Give the data again exactly as written, skipping any pictures.

☆ ☆ ☆ ☆

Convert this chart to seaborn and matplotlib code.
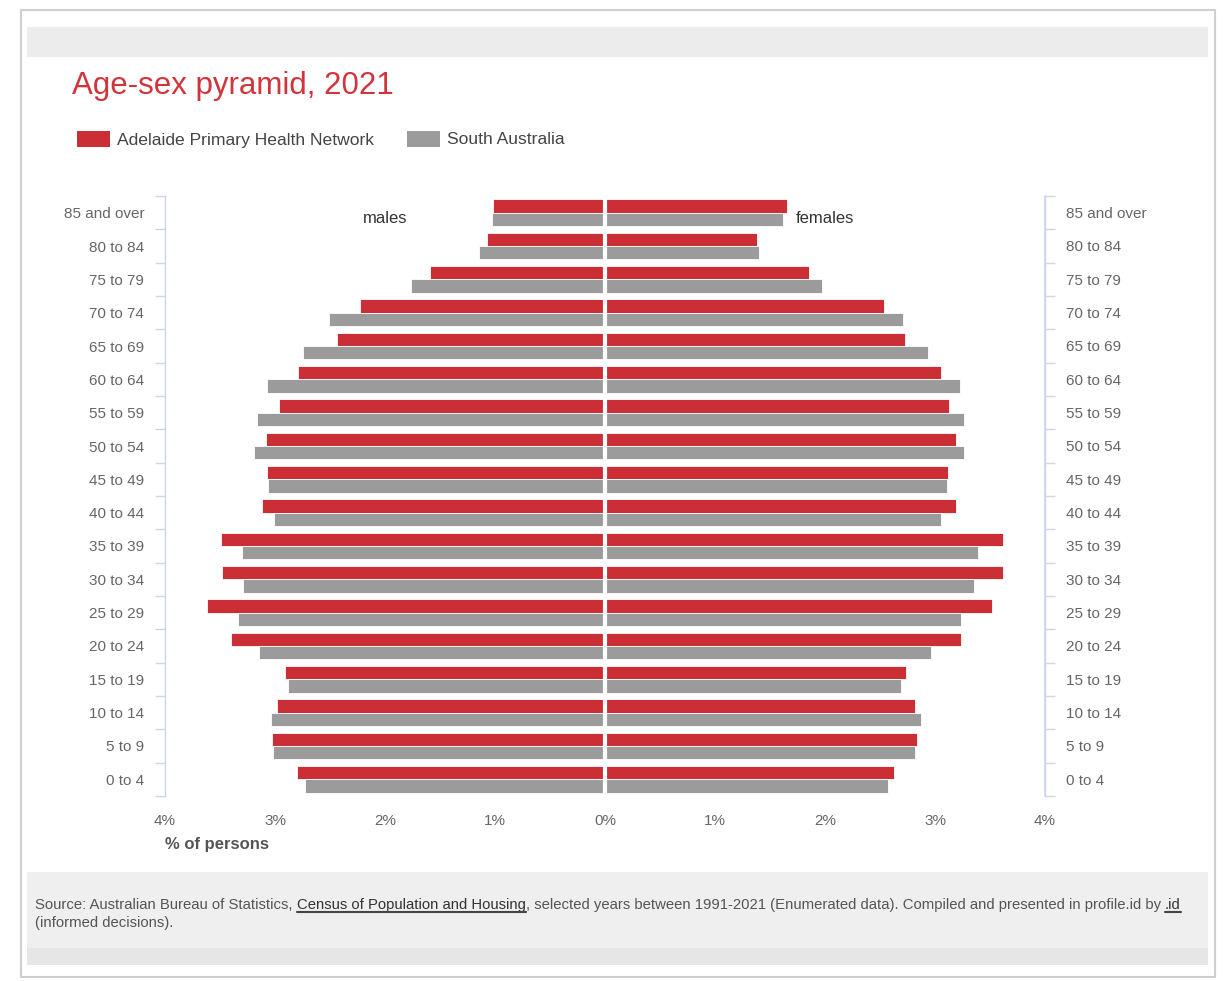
import numpy as np
import pandas as pd
import seaborn as sns
import matplotlib.pyplot as plt
from matplotlib.patches import Rectangle
from matplotlib.lines import Line2D

# Chart data (% of persons)
age_groups = ["85 and over", "80 to 84", "75 to 79", "70 to 74", "65 to 69", "60 to 64",
              "55 to 59", "50 to 54", "45 to 49", "40 to 44", "35 to 39", "30 to 34",
              "25 to 29", "20 to 24", "15 to 19", "10 to 14", "5 to 9", "0 to 4"]
areas = ["Adelaide Primary Health Network", "South Australia"]
adelaide_males = [1.02, 1.07, 1.59, 2.23, 2.44, 2.79, 2.96, 3.08, 3.07, 3.12,
                  3.49, 3.48, 3.62, 3.40, 2.91, 2.98, 3.03, 2.80]
sa_males = [1.03, 1.15, 1.76, 2.51, 2.75, 3.07, 3.16, 3.19, 3.06, 3.01,
            3.30, 3.29, 3.34, 3.15, 2.88, 3.04, 3.02, 2.73]
adelaide_females = [1.65, 1.38, 1.85, 2.54, 2.73, 3.05, 3.13, 3.19, 3.12, 3.19,
                    3.62, 3.62, 3.52, 3.24, 2.74, 2.82, 2.84, 2.63]
sa_females = [1.62, 1.40, 1.97, 2.71, 2.94, 3.23, 3.26, 3.26, 3.11, 3.05,
              3.39, 3.35, 3.24, 2.96, 2.69, 2.87, 2.82, 2.57]
x_ticks = [-4, -3, -2, -1, 0, 1, 2, 3, 4]

RED = "#cc2e35"
GREY = "#9b9b9b"
AXIS_BLUE = "#ccd6eb"
palette = {areas[0]: RED, areas[1]: GREY}

sns.set_theme(style="white")
plt.rcParams["font.family"] = ["Liberation Sans", "DejaVu Sans"]

W, H = 1223, 981


def fx(x):
    return x / W


def fy(y):
    return 1 - y / H


def long_table(red_vals, grey_vals, sign):
    rows = []
    for age, r, g in zip(age_groups, red_vals, grey_vals):
        rows.append({"age": age, "area": areas[0], "value": sign * r})
        rows.append({"age": age, "area": areas[1], "value": sign * g})
    return pd.DataFrame(rows)


def band(x0, y0, x1, y1, face, edge="none", lw=0, z=-10):
    fig.patches.append(Rectangle((fx(x0), fy(y1)), fx(x1) - fx(x0), fy(y0) - fy(y1),
                                 transform=fig.transFigure, facecolor=face,
                                 edgecolor=edge, lw=lw, zorder=z))


males = long_table(adelaide_males, sa_males, -1)
females = long_table(adelaide_females, sa_females, 1)

fig = plt.figure(figsize=(W / 100, H / 100), dpi=100)

# card frame and grey bands
band(21, 10, 1215, 977, "white", edge="#cfcfcf", lw=1.5, z=-12)
band(27, 27, 1208, 57, "#ececec")
band(27, 872, 1208, 948, "#efefef")
band(27, 948, 1208, 965, "#e6e6e6")

ax = fig.add_axes([fx(165), fy(796), fx(1045) - fx(165), fy(196) - fy(796)])
ax.patch.set_alpha(0)

for part in (males, females):
    sns.barplot(data=part, y="age", x="value", hue="area", order=age_groups,
                hue_order=areas, palette=palette, orient="h", saturation=1,
                edgecolor="white", linewidth=0.6, legend=False, ax=ax)

ax.axvline(0, color="white", lw=3, zorder=5)
ax.set_xlim(-4, 4)
ax.set_ylim(len(age_groups) - 0.5, -0.5)
ax.set_xlabel("")
ax.set_ylabel("")
ax.set_xticks(x_ticks)
ax.set_xticklabels([f"{abs(t)}%" for t in x_ticks])
ax.tick_params(axis="x", length=0, pad=13, labelsize=11, labelcolor="#666666")

for spine in ["top", "bottom"]:
    ax.spines[spine].set_visible(False)
for spine in ["left", "right"]:
    ax.spines[spine].set_color(AXIS_BLUE)
    ax.spines[spine].set_linewidth(1)

bounds = np.arange(-0.5, len(age_groups), 1)
ax.set_yticks(range(len(age_groups)))
ax.set_yticklabels(age_groups)
ax.set_yticks(bounds, minor=True)
ax.tick_params(axis="y", which="major", length=0, pad=15, labelsize=11, labelcolor="#666666")
ax.tick_params(axis="y", which="minor", left=True, length=7, width=1, color=AXIS_BLUE)

ax2 = ax.twinx()
ax2.set_ylim(ax.get_ylim())
ax2.set_yticks(range(len(age_groups)))
ax2.set_yticklabels(age_groups)
ax2.set_yticks(bounds, minor=True)
ax2.tick_params(axis="y", which="major", length=0, pad=15, labelsize=11, labelcolor="#666666")
ax2.tick_params(axis="y", which="minor", right=True, length=7, width=1, color=AXIS_BLUE)
for spine in ["top", "bottom", "left"]:
    ax2.spines[spine].set_visible(False)
ax2.spines["right"].set_color(AXIS_BLUE)

ax.text(-2.0, 0.18, "males", ha="center", va="center", fontsize=12, color="#333333")
ax.text(2.0, 0.18, "females", ha="center", va="center", fontsize=12, color="#333333")

# title and legend
fig.text(fx(72), fy(86), "Age-sex pyramid, 2021", fontsize=22.5, color="#d2343c", va="center")
legend_items = [(77, RED, areas[0]), (407, GREY, areas[1])]
for x0, col, label in legend_items:
    band(x0, 131, x0 + 33, 147, col, z=2)
    fig.text(fx(x0 + 40), fy(140), label, fontsize=12.6, color="#444444", va="center")

fig.text(fx(165), fy(844), "% of persons", fontsize=12, fontweight="bold",
         color="#555555", va="center")

# footer source note, pieces chained one after another
fs = 10.7
foot = dict(fontsize=fs, va="bottom", ha="left", annotation_clip=False)
t1 = fig.text(fx(35), fy(912), "Source: Australian Bureau of Statistics, ",
              fontsize=fs, color="#555555", va="bottom")
t2 = ax.annotate("Census of Population and Housing", xy=(1, 0), xycoords=t1,
                 color="#333333", **foot)
t3 = ax.annotate(", selected years between 1991-2021 (Enumerated data). Compiled and "
                 "presented in profile.id by ", xy=(1, 0), xycoords=t2,
                 color="#555555", **foot)
t4 = ax.annotate(".id", xy=(1, 0), xycoords=t3, color="#333333", **foot)
fig.text(fx(35), fy(923), "(informed decisions).", fontsize=fs, color="#555555",
         va="center")

fig.canvas.draw()
for t in (t2, t4):
    bb = t.get_window_extent()
    y = bb.y0
    fig.lines.append(Line2D([bb.x0 / W, bb.x1 / W], [y / H, y / H],
                            transform=fig.transFigure, color="#444444", lw=1.5))

fig.savefig("out.png", dpi=100, facecolor="white")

☆ ☆ ☆ ☆

#### SOLUTION TO THIS EXERCISE
Convert this chart to seaborn and matplotlib code.
import numpy as np
import pandas as pd
import seaborn as sns
import matplotlib.pyplot as plt
from matplotlib.patches import Rectangle
from matplotlib.lines import Line2D

# Chart data (% of persons)
age_groups = ["85 and over", "80 to 84", "75 to 79", "70 to 74", "65 to 69", "60 to 64",
              "55 to 59", "50 to 54", "45 to 49", "40 to 44", "35 to 39", "30 to 34",
              "25 to 29", "20 to 24", "15 to 19", "10 to 14", "5 to 9", "0 to 4"]
areas = ["Adelaide Primary Health Network", "South Australia"]
adelaide_males = [1.02, 1.07, 1.59, 2.23, 2.44, 2.79, 2.96, 3.08, 3.07, 3.12,
                  3.49, 3.48, 3.62, 3.40, 2.91, 2.98, 3.03, 2.80]
sa_males = [1.03, 1.15, 1.76, 2.51, 2.75, 3.07, 3.16, 3.19, 3.06, 3.01,
            3.30, 3.29, 3.34, 3.15, 2.88, 3.04, 3.02, 2.73]
adelaide_females = [1.65, 1.38, 1.85, 2.54, 2.73, 3.05, 3.13, 3.19, 3.12, 3.19,
                    3.62, 3.62, 3.52, 3.24, 2.74, 2.82, 2.84, 2.63]
sa_females = [1.62, 1.40, 1.97, 2.71, 2.94, 3.23, 3.26, 3.26, 3.11, 3.05,
              3.39, 3.35, 3.24, 2.96, 2.69, 2.87, 2.82, 2.57]
x_ticks = [-4, -3, -2, -1, 0, 1, 2, 3, 4]

RED = "#cc2e35"
GREY = "#9b9b9b"
AXIS_BLUE = "#ccd6eb"
palette = {areas[0]: RED, areas[1]: GREY}

sns.set_theme(style="white")
plt.rcParams["font.family"] = ["Liberation Sans", "DejaVu Sans"]

W, H = 1223, 981


def fx(x):
    return x / W


def fy(y):
    return 1 - y / H


def long_table(red_vals, grey_vals, sign):
    rows = []
    for age, r, g in zip(age_groups, red_vals, grey_vals):
        rows.append({"age": age, "area": areas[0], "value": sign * r})
        rows.append({"age": age, "area": areas[1], "value": sign * g})
    return pd.DataFrame(rows)


def band(x0, y0, x1, y1, face, edge="none", lw=0, z=-10):
    fig.patches.append(Rectangle((fx(x0), fy(y1)), fx(x1) - fx(x0), fy(y0) - fy(y1),
                                 transform=fig.transFigure, facecolor=face,
                                 edgecolor=edge, lw=lw, zorder=z))


males = long_table(adelaide_males, sa_males, -1)
females = long_table(adelaide_females, sa_females, 1)

fig = plt.figure(figsize=(W / 100, H / 100), dpi=100)

# card frame and grey bands
band(21, 10, 1215, 977, "white", edge="#cfcfcf", lw=1.5, z=-12)
band(27, 27, 1208, 57, "#ececec")
band(27, 872, 1208, 948, "#efefef")
band(27, 948, 1208, 965, "#e6e6e6")

ax = fig.add_axes([fx(165), fy(796), fx(1045) - fx(165), fy(196) - fy(796)])
ax.patch.set_alpha(0)

for part in (males, females):
    sns.barplot(data=part, y="age", x="value", hue="area", order=age_groups,
                hue_order=areas, palette=palette, orient="h", saturation=1,
                edgecolor="white", linewidth=0.6, legend=False, ax=ax)

ax.axvline(0, color="white", lw=3, zorder=5)
ax.set_xlim(-4, 4)
ax.set_ylim(len(age_groups) - 0.5, -0.5)
ax.set_xlabel("")
ax.set_ylabel("")
ax.set_xticks(x_ticks)
ax.set_xticklabels([f"{abs(t)}%" for t in x_ticks])
ax.tick_params(axis="x", length=0, pad=13, labelsize=11, labelcolor="#666666")

for spine in ["top", "bottom"]:
    ax.spines[spine].set_visible(False)
for spine in ["left", "right"]:
    ax.spines[spine].set_color(AXIS_BLUE)
    ax.spines[spine].set_linewidth(1)

bounds = np.arange(-0.5, len(age_groups), 1)
ax.set_yticks(range(len(age_groups)))
ax.set_yticklabels(age_groups)
ax.set_yticks(bounds, minor=True)
ax.tick_params(axis="y", which="major", length=0, pad=15, labelsize=11, labelcolor="#666666")
ax.tick_params(axis="y", which="minor", left=True, length=7, width=1, color=AXIS_BLUE)

ax2 = ax.twinx()
ax2.set_ylim(ax.get_ylim())
ax2.set_yticks(range(len(age_groups)))
ax2.set_yticklabels(age_groups)
ax2.set_yticks(bounds, minor=True)
ax2.tick_params(axis="y", which="major", length=0, pad=15, labelsize=11, labelcolor="#666666")
ax2.tick_params(axis="y", which="minor", right=True, length=7, width=1, color=AXIS_BLUE)
for spine in ["top", "bottom", "left"]:
    ax2.spines[spine].set_visible(False)
ax2.spines["right"].set_color(AXIS_BLUE)

ax.text(-2.0, 0.18, "males", ha="center", va="center", fontsize=12, color="#333333")
ax.text(2.0, 0.18, "females", ha="center", va="center", fontsize=12, color="#333333")

# title and legend
fig.text(fx(72), fy(86), "Age-sex pyramid, 2021", fontsize=22.5, color="#d2343c", va="center")
legend_items = [(77, RED, areas[0]), (407, GREY, areas[1])]
for x0, col, label in legend_items:
    band(x0, 131, x0 + 33, 147, col, z=2)
    fig.text(fx(x0 + 40), fy(140), label, fontsize=12.6, color="#444444", va="center")

fig.text(fx(165), fy(844), "% of persons", fontsize=12, fontweight="bold",
         color="#555555", va="center")

# footer source note, pieces chained one after another
fs = 10.7
foot = dict(fontsize=fs, va="bottom", ha="left", annotation_clip=False)
t1 = fig.text(fx(35), fy(912), "Source: Australian Bureau of Statistics, ",
              fontsize=fs, color="#555555", va="bottom")
t2 = ax.annotate("Census of Population and Housing", xy=(1, 0), xycoords=t1,
                 color="#333333", **foot)
t3 = ax.annotate(", selected years between 1991-2021 (Enumerated data). Compiled and "
                 "presented in profile.id by ", xy=(1, 0), xycoords=t2,
                 color="#555555", **foot)
t4 = ax.annotate(".id", xy=(1, 0), xycoords=t3, color="#333333", **foot)
fig.text(fx(35), fy(923), "(informed decisions).", fontsize=fs, color="#555555",
         va="center")

fig.canvas.draw()
for t in (t2, t4):
    bb = t.get_window_extent()
    y = bb.y0
    fig.lines.append(Line2D([bb.x0 / W, bb.x1 / W], [y / H, y / H],
                            transform=fig.transFigure, color="#444444", lw=1.5))

fig.savefig("out.png", dpi=100, facecolor="white")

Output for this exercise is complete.